QUESTION: Will you be asked to front the Privileges Committee?
CHRISTOPHER PYNE: I don’t know why I’d be asked to front the Privileges Committee – no I didn’t say anything to the parliament about Craig Thompson’s – in his statement. It’s a bit of a long bow, but nonetheless, no I doubt it.
QUESTION: Minister on the subject matter here today, you make the point that you want teacher education to be less theoretical – the approach to be less theoretical. Is that what you mean by the ‘faddish’ nature of some education?
CHRISTOPHER PYNE: Well one of the criticisms of the…
QUESTION: What are these fads that you refer to?
CHRISTOPHER PYNE: One of the criticisms of the teacher education in Australia is that some students in some courses can emerge into the teaching profession with as little as a month or three months of practical, in-the-classroom training. And then there are others where students are in the classroom in their first week of starting a teaching degree at a university in Australia. Now that is a very wide divergence of experiences and I want the Teacher Education Ministerial Advisory Group to advise me on which one is better.
My instinct is that the more a teacher is in the classroom learning on the job about how to teach people how to count and to read, the better. But I’m not the expert on education that these ladies and gentlemen are, so I look forward to their response.
QUESTION: The other point, I believe in an Op Ed, you said today, that some schools might have a tendency to just usher everyone through with a pass grade however minimal. Do you know which these schools are?
CHRISTOPHER PYNE: The evidence is that very few people fail teaching degrees, and I think that points perhaps to a tendency to simply accept a lower standard rather than aim for a higher standard.
QUESTION: And what’s your evidence for that?

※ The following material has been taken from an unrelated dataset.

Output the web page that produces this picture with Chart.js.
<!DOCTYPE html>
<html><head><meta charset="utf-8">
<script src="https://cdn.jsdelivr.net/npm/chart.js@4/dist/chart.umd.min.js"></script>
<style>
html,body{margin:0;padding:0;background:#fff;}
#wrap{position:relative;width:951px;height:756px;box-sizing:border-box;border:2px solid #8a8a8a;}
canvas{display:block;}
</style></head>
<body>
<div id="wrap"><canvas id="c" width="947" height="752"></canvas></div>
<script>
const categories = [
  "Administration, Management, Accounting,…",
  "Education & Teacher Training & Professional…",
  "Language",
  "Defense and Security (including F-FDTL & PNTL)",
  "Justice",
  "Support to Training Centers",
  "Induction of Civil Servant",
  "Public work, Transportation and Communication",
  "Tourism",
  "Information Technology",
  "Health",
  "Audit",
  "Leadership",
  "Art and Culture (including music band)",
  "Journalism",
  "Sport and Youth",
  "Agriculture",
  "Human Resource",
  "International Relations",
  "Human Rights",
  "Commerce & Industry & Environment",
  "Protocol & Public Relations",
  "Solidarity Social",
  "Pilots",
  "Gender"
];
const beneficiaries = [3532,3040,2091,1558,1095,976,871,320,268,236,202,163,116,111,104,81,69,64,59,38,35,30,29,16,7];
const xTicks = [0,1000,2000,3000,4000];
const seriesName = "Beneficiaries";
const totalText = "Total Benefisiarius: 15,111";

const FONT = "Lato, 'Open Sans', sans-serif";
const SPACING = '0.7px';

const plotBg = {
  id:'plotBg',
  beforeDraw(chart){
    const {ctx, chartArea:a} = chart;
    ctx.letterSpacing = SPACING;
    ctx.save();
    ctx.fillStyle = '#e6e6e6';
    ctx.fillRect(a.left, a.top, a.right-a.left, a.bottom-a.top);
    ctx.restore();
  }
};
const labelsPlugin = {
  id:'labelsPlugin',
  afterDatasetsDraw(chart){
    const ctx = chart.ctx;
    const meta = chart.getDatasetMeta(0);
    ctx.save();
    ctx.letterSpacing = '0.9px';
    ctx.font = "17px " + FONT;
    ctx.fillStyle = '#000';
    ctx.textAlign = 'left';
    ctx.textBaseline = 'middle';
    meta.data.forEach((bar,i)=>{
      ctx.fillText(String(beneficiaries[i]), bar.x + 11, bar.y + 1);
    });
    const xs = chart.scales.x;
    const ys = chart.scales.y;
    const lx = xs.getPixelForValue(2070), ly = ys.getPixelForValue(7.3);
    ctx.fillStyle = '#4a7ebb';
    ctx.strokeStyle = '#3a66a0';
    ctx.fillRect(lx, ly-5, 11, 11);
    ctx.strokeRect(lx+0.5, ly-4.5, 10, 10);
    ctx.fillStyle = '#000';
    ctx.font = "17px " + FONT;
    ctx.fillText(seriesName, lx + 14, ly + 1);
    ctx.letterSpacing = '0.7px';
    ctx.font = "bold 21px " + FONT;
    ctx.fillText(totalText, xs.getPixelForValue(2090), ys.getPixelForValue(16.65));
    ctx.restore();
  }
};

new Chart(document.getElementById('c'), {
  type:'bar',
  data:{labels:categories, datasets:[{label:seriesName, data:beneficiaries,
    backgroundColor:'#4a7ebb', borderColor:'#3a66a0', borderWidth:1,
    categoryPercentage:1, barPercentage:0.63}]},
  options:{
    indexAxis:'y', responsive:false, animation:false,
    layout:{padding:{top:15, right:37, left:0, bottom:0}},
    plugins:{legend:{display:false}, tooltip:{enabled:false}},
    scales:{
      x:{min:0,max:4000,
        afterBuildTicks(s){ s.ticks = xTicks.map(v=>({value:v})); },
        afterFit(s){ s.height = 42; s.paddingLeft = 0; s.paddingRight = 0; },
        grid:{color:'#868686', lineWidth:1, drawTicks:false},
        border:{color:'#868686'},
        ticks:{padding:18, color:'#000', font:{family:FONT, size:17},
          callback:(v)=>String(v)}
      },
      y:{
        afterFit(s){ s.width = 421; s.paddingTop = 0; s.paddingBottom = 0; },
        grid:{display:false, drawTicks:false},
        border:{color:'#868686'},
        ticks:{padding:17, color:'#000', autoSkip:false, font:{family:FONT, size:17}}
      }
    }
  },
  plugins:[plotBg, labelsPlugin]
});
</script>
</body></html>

CHRISTOPHER PYNE: That’s the expert evidence that I’ve been handed as the Minister for Education and read about over the last five years, and talked to teachers and academics about over a long period of time. I don’t think much of this is news to the general public. As a father of four children in schools, there’s a wide divergence of experiences, in terms of teacher performance. And we want – the Coalition wants - to be the best friend of teachers so that we have the best professional development for teachers who are currently in the workforce, and the best training for new teachers who are coming into the workforce, because our overwhelming desire is to put students first, and to get their outcomes as well as they possibly can achieve.
QUESTION: (inaudible)…do you think the business with Alcoa announcing a shutdown will affect the Government’s popularity in any way?

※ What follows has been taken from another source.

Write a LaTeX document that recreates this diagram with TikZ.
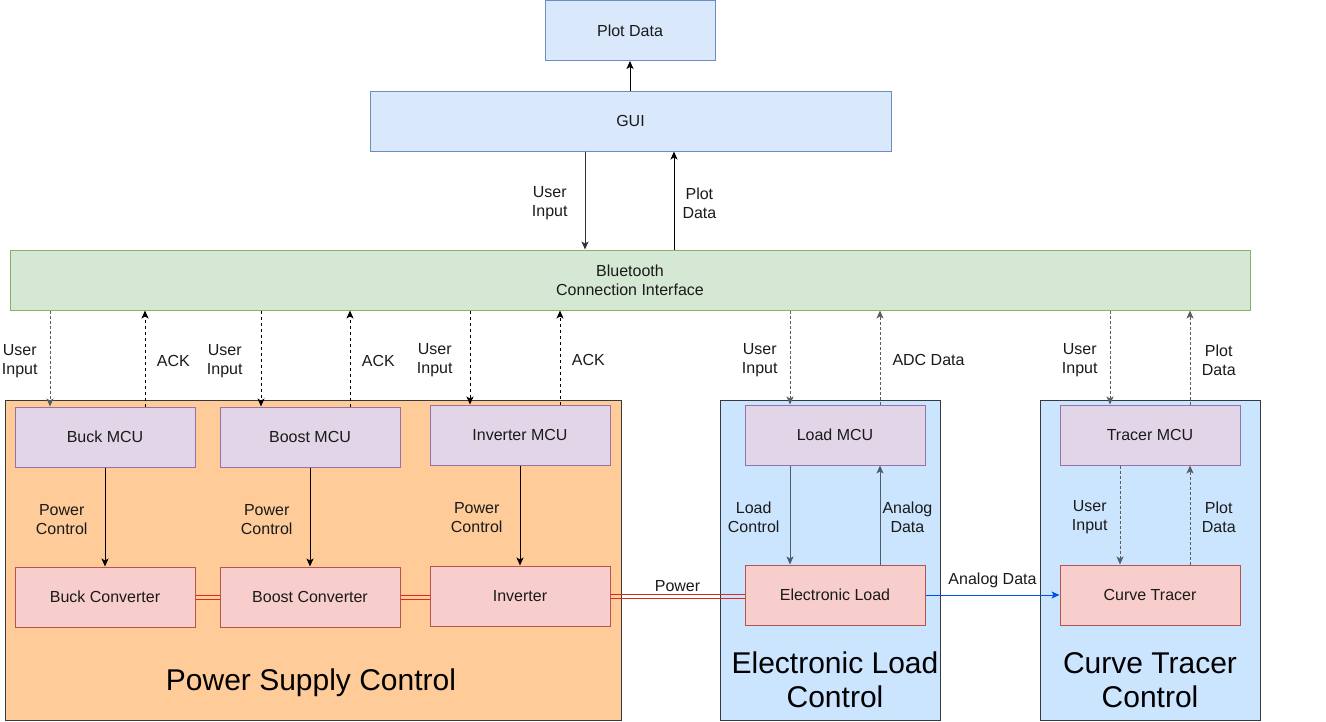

CHRISTOPHER PYNE: Labor gave $40 million to Alcoa two years ago and now they’ve announced they’re closing down.
A lot of people will question whether Labor wasted taxpayers’ money, $40 million in a business that has closed down. What Labor needs to do is support the Coalition’s proposals to improve the economy – abolish the carbon tax, review the renewable energy target, abolish the mining tax, cut red tape and regulation, support fast-tracking development and infrastructure, bring back the Australian Building and Construction Commission, pass the savings in the Senate, $5 billion of which are Labor’s savings which they’re now inexplicably opposing their own savings. These are the measures that will get the economy growing, to get growth in the economy and to ensure that jobs are being produced in Australia. Labor is actually standing in the way at the moment of fixing the problem that they created.